Is it possible to print an attribute tree to see what attributes are loaded, and which are overridden?
To get the entire attribute tree from inside a converged Chef, as opposed to via knife from Chef Server, which is useless in a solo environment, in a useful form look at node.to_hash
. More information is in "Chef::Node".
To get a pretty printed log you can use Chef's JSON library's pretty printer:
output="#{Chef::JSONCompat.to_json_pretty(node.to_hash)}"
log output
or write a file local to your client:
output="#{Chef::JSONCompat.to_json_pretty(node.to_hash)}"
file '/tmp/node.json' do
content output
end
Note that this is the converged node, so you won't get the default/override/etc. levels you can get with node.debug_value
, but if you don't actually know the name/path of the attribute, or you need to loop over a number of attributes, this could be your friend.
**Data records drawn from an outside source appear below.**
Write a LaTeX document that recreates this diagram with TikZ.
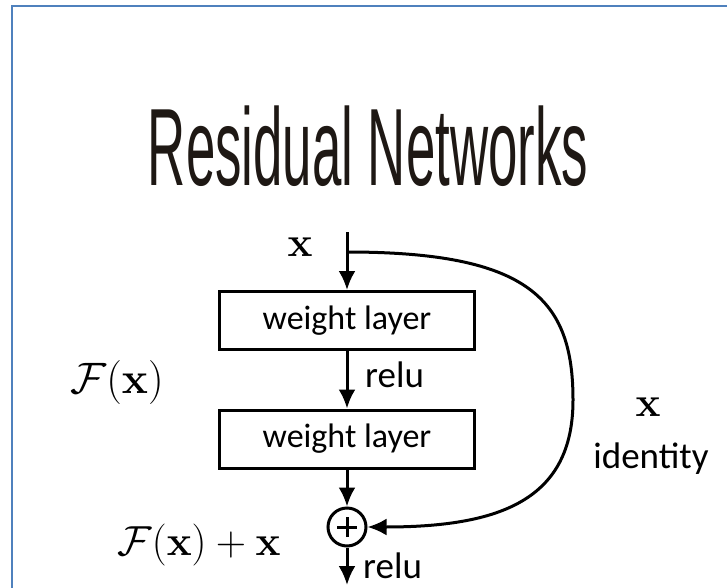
\documentclass[tikz,border=0pt]{standalone}
\usepackage{fix-cm}
\usepackage{amsmath,amssymb}
\usepackage[no-math]{fontspec}
\setmainfont{Carlito}
\newfontfamily\titlefont{Liberation Sans}
\usetikzlibrary{positioning,arrows.meta}
\definecolor{frameblue}{RGB}{79,129,189}
\definecolor{titleink}{RGB}{30,24,20}

\begin{document}
\begin{tikzpicture}[x = 1pt, y = -1pt,
    layer/.style = { draw, line width = 3pt, minimum width = 255pt, minimum height = 58pt,
                     font = \fontsize{34}{40}\selectfont },
    sum/.style = { draw, circle, line width = 3pt, minimum size = 38pt, inner sep = 0pt },
    flow/.style = { line width = 3pt, -{Latex[length = 19pt, width = 17pt]} },
    lbl/.style = { inner sep = 0pt, font = \fontsize{37}{44}\selectfont },
    mth/.style = { inner sep = 0pt, font = \fontsize{42}{50}\selectfont }
  ]
  \useasboundingbox (0,0) rectangle (727,588);
  \draw [frameblue, line width = 2pt] (727,6.5) -- (12,6.5) -- (12,588);

  \node [anchor = base, xscale = 0.48, text = titleink,
         font = \titlefont\fontsize{110}{120}\selectfont] (title) at (368,185) {Residual Networks};

  % block
  \node [layer] (w1) at (347,320.5) {weight layer};
  \node [layer] (w2) at (347,439) {weight layer};
  \node [sum] (add) at (347,527) {};
  \draw [line width = 3pt] ([xshift = -10pt]add.center) -- ([xshift = 10pt]add.center)
                           ([yshift = -10pt]add.center) -- ([yshift = 10pt]add.center);

  \coordinate (in) at (347,232);
  \coordinate (split) at (347,252);
  \coordinate (out) at (347,585);

  \draw [flow] (in) -- (w1);
  \draw [flow] (w1) -- (w2);
  \draw [flow] (w2) -- (add);
  \draw [flow] (add) -- (out);
  \draw [flow] (split) .. controls (530,252) and (573,300) .. (573,400)
                       .. controls (573,500) and (500,527) .. (add.east);

  % labels
  \node [mth] (xin) at (300,247) {$\mathbf{x}$};
  \node [lbl, anchor = base west] (relua) at (365,387) {relu};
  \node [mth, font = \fontsize{44}{52}\selectfont] (fx) at (117,382) {$\mathcal{F}(\mathbf{x})$};
  \node [mth] (xid) at (648,407) {$\mathbf{x}$};
  \node [lbl, anchor = base] (ident) at (651,468) {identity};
  \node [mth] (fxx) at (199,545) {$\mathcal{F}(\mathbf{x}) + \mathbf{x}$};
  \node [lbl, anchor = base west] (relub) at (363,578) {relu};
\end{tikzpicture}
\end{document}
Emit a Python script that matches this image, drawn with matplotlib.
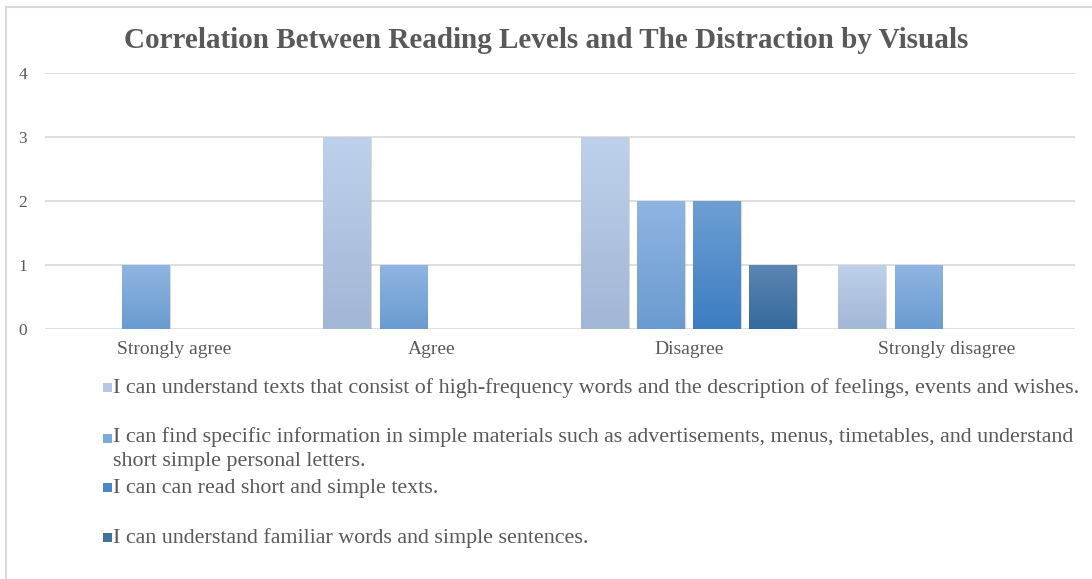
import matplotlib.pyplot as plt
import numpy as np
from matplotlib.colors import LinearSegmentedColormap
from matplotlib.patches import Rectangle

plt.rcParams['font.family'] = ['Liberation Serif', 'DejaVu Serif']

categories = ['Strongly agree', 'Agree', 'Disagree', 'Strongly disagree']
series_labels = [
    'I can understand texts that consist of high-frequency words and the description of feelings, events and wishes.',
    'I can find specific information in simple materials such as advertisements, menus, timetables, and understand\nshort simple personal letters.',
    'I can can read short and simple texts.',
    'I can understand familiar words and simple sentences.',
]
understand_texts = [0, 3, 3, 1]
find_information = [1, 1, 2, 1]
read_short_texts = [0, 0, 2, 0]
familiar_words = [0, 0, 1, 0]
series_values = [understand_texts, find_information, read_short_texts, familiar_words]

# top / bottom colours of each gradient fill
grad_colors = [('#bed1eb', '#a2b6d6'),
               ('#8fb5e2', '#6a9bd0'),
               ('#6d9fd4', '#3c7dc0'),
               ('#5b86b2', '#356a9e')]
key_colors = ['#b4c8e6', '#7eaadb', '#4b88c8', '#41719f']

W, H = 1092, 579
fig = plt.figure(figsize=(W / 100, H / 100), dpi=100)

# outer chart frame
fig.patches.append(Rectangle((6 / W, -0.1), 1.2, 1 - 7 / H + 0.1, transform=fig.transFigure,
                             facecolor='none', edgecolor='#d9d9d9', linewidth=1.5, zorder=0))

ax = fig.add_axes([45 / W, 1 - 329 / H, (1075 - 45) / W, (329 - 73) / H])
ax.set_facecolor('none')

x = np.arange(len(categories))
width = 0.183
step = 0.218
grad = np.linspace(0, 1, 100).reshape(-1, 1)

for i, vals in enumerate(series_values):
    pos = x + (i - 1.5) * step
    bars = ax.bar(pos, vals, width, color='none', zorder=3)
    cmap = LinearSegmentedColormap.from_list('g%d' % i, [grad_colors[i][1], grad_colors[i][0]])
    for b in bars:
        h = b.get_height()
        if h <= 0:
            continue
        x0 = b.get_x()
        # soft shadow behind the bar
        ax.add_patch(Rectangle((x0 + 0.006, 0), b.get_width(), h - 0.01,
                               facecolor='#9a9a9a', alpha=0.35, edgecolor='none', zorder=2))
        ax.imshow(grad, extent=[x0, x0 + b.get_width(), 0, h], origin='lower',
                  aspect='auto', cmap=cmap, zorder=3, interpolation='bilinear')

ax.set_xlim(-0.5, 3.5)
ax.set_ylim(0, 4)
ax.set_yticks([0, 1, 2, 3, 4])
ax.set_xticks(x)
ax.set_xticklabels(categories)
ax.yaxis.grid(True, color='#d9d9d9', linewidth=1.2, zorder=0)
ax.set_axisbelow(True)
for s in ax.spines.values():
    s.set_visible(False)
ax.tick_params(axis='both', length=0, colors='#595959')
ax.tick_params(axis='x', pad=9, labelsize=14)
ax.tick_params(axis='y', pad=13, labelsize=12.5)

fig.text(0.5, 1 - 40 / H, 'Correlation Between Reading Levels and The Distraction by Visuals',
         ha='center', va='center', fontsize=21, fontweight='bold', color='#595959')

# legend drawn below the plot
rows = [388, 439, 488, 538]
for i, label in enumerate(series_labels):
    y = rows[i]
    fig.patches.append(Rectangle((103 / W, 1 - (y + 4) / H), 9 / W, 9 / H, transform=fig.transFigure,
                                 facecolor=key_colors[i], edgecolor='none', zorder=3))
    if '\n' in label:
        fig.text(113 / W, 1 - (y - 12) / H, label, ha='left', va='top', fontsize=15.8,
                 color='#595959', linespacing=1.35)
    else:
        fig.text(113 / W, 1 - y / H, label, ha='left', va='center', fontsize=15.8, color='#595959')

fig.savefig('out.png', dpi=100)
You'll get a huge result that looks like this highly trimmed example:
{
"chef_type": "node",
"name": "node.example.com",
"chef_environment": "_default",
"build-essential": {
"compile_time": false
},
"homebrew": {
"owner": null,
"auto-update": true,
...
},
"recipe": [
"example"
],
"run_list": [
"recipe[example]"
]
}
"How do you create pretty json in CHEF (ruby)" had the pretty printer pointer.